Happily, via Twitter, I see that another bloggist, Graham Linehan has done an excellent and comprehensive job of addressing the attitudes demonstrated above.

What all these people are essentially saying is this:  because this country was made less safe by  the hasty, reckless, duplicitous way in which  Tony Blair took us into war (a war which only yesterday claimed 114 more lives), and because he will never be brought to justice for that, we must live in a state of paranoid readiness, a state of nervous anxiety, a humorless state that cannot tell the difference between a joke and a threat, for the foreseeable future. Because that one, massive crime will go unpunished, we shall all be punished in thousands of interesting ways.

As Robert Harris said, while we stand at airport security with our shoes in our hands, Tony Blair floats unimpeded through another part of the terminal.

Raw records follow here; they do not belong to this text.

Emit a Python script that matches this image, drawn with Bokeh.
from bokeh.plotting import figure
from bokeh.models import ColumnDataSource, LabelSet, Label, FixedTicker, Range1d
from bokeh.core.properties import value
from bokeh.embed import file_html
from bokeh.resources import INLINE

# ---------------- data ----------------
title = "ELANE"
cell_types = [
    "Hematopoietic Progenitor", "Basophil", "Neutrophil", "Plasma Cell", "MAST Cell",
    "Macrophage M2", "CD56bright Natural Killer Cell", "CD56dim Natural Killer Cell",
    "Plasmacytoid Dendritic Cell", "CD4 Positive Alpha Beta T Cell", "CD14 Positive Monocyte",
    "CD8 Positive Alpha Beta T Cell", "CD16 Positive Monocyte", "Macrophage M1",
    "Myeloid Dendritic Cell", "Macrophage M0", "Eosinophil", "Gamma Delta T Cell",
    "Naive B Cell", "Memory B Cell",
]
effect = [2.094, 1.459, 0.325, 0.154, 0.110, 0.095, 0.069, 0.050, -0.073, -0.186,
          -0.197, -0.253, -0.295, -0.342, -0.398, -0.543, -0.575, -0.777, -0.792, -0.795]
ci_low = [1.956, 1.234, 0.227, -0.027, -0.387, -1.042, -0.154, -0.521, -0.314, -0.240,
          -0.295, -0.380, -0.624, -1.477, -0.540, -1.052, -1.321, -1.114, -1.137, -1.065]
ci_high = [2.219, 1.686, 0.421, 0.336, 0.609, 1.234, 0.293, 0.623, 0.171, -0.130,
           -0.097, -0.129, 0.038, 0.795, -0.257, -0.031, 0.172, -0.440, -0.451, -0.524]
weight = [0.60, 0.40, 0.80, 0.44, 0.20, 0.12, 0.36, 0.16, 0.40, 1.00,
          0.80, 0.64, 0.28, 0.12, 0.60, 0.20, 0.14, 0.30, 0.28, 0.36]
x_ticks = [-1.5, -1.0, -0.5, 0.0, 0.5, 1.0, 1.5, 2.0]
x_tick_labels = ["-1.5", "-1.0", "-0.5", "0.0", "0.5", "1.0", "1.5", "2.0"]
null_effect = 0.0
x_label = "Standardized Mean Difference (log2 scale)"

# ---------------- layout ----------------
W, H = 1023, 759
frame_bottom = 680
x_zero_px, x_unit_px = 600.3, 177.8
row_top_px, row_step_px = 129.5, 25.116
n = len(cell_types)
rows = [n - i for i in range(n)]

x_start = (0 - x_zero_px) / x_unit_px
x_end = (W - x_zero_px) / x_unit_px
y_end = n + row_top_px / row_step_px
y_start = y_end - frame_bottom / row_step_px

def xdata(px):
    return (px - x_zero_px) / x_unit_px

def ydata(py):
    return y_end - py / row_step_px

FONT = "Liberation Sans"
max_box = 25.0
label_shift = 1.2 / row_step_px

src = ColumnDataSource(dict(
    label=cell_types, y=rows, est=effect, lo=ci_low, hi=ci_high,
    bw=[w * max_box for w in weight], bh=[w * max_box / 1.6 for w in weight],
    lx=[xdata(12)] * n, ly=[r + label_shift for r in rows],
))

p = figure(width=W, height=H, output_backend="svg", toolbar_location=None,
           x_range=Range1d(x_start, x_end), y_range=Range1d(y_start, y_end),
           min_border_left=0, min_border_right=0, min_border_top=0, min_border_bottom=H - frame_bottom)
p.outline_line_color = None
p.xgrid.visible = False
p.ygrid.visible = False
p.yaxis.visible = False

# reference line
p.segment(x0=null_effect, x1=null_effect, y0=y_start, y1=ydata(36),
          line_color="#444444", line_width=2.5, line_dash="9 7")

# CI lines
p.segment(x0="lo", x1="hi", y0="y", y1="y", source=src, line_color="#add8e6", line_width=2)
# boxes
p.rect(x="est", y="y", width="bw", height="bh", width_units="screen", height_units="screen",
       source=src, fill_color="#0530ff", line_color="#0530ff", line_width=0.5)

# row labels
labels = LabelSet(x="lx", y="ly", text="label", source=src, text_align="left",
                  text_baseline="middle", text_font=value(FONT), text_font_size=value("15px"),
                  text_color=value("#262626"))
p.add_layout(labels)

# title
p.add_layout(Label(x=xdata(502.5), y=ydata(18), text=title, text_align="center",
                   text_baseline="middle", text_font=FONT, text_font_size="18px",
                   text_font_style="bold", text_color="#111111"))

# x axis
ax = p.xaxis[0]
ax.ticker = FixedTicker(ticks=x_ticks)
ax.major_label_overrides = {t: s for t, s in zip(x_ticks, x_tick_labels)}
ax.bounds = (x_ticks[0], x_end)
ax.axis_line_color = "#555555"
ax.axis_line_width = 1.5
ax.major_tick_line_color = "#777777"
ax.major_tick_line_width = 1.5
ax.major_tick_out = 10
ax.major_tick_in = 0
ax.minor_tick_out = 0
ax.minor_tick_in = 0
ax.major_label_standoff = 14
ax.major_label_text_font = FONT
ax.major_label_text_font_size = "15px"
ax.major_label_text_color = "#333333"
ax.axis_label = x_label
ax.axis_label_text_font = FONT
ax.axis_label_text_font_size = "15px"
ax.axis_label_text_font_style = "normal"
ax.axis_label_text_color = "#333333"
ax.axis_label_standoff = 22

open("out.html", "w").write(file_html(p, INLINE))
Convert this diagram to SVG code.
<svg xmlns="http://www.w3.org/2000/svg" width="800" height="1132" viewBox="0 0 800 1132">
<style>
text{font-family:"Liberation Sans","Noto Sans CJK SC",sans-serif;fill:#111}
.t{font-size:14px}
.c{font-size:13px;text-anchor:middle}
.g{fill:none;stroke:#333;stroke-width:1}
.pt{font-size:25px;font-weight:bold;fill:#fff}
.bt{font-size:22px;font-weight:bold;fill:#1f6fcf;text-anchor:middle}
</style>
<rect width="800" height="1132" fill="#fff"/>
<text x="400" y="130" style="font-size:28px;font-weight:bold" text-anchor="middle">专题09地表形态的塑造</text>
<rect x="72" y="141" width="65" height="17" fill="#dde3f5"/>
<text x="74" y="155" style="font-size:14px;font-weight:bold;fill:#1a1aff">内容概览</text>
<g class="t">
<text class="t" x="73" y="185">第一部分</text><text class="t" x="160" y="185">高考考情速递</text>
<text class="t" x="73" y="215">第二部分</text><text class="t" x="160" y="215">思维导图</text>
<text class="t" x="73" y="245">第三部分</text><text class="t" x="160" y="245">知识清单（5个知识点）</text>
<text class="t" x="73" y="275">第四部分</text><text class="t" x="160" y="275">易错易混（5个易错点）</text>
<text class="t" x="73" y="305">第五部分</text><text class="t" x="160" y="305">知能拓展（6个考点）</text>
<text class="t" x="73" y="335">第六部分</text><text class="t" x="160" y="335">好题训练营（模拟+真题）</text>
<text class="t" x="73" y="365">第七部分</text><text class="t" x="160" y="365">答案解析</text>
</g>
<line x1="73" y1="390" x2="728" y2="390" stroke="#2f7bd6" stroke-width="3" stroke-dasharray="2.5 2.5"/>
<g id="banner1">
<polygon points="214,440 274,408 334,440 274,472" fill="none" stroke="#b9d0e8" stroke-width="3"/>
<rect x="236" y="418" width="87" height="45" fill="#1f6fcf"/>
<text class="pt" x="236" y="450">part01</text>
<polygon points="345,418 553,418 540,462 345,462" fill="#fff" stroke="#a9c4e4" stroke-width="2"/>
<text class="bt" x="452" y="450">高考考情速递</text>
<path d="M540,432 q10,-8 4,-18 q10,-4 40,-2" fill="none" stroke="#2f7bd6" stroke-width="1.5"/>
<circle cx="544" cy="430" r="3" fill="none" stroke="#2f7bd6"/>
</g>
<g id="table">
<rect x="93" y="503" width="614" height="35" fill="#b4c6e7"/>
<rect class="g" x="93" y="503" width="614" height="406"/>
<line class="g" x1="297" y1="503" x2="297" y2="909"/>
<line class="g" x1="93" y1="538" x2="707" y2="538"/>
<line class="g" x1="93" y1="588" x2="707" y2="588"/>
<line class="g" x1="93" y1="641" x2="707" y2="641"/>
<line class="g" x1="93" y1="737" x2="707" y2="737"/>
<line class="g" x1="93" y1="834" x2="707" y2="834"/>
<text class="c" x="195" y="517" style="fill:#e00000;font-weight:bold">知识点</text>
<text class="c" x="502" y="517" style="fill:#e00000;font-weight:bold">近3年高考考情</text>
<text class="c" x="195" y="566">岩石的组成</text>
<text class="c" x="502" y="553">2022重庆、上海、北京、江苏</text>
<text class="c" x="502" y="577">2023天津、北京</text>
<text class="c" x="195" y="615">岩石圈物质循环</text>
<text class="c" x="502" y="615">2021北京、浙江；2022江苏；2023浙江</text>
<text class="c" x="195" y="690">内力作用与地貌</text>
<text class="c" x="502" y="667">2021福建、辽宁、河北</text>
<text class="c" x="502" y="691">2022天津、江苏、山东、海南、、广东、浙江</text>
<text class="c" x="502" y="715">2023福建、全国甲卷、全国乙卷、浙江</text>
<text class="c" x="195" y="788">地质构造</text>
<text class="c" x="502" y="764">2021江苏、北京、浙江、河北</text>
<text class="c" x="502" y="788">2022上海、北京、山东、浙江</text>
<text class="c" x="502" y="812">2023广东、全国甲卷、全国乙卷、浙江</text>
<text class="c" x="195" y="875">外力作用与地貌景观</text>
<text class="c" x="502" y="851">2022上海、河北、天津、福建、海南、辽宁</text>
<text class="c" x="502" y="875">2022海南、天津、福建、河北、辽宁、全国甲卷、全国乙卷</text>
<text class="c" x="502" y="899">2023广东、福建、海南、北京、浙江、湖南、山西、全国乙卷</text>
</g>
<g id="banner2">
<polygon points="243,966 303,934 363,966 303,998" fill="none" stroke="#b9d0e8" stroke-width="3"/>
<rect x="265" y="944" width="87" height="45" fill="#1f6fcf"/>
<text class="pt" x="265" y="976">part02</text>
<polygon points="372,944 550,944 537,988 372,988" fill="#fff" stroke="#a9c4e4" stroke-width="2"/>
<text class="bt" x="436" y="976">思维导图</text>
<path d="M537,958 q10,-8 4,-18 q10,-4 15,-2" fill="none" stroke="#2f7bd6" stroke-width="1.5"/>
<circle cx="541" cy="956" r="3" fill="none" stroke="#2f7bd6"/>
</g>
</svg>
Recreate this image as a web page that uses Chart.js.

As we sit by a ruined Tube station, picking rubble out of our hair, Tony Blair is on his way to a thousand quid a plate dinner in a bulletproof limo.

To those people who put forward the view that Paul is the one at fault here, I’d like to say,  it’s not supposed to be like this. We’re not supposed to be scared of our shadows. We’re not supposed to be torturing people. We’re not supposed to be letting people get away with murder. We’re not supposed to be prosecuting people for offhand jokes.

Quite.

AJ

2 thoughts on “Apparently, Paul Chambers got what he deserved

  1. Also, there is a difference between finding the person who sent the stupid tweet and giving him a good telling off which he will probably remember for the rest of his life and won’t ever do again and actually taking him to court and making a mockery of the legal system.

  2. I wonder what would happen if everyone on Twitter who supports Paul descided to essentially retweet his (bad) joke…

    But everyone has been right so far. A poor joke should not result in a prison sentence.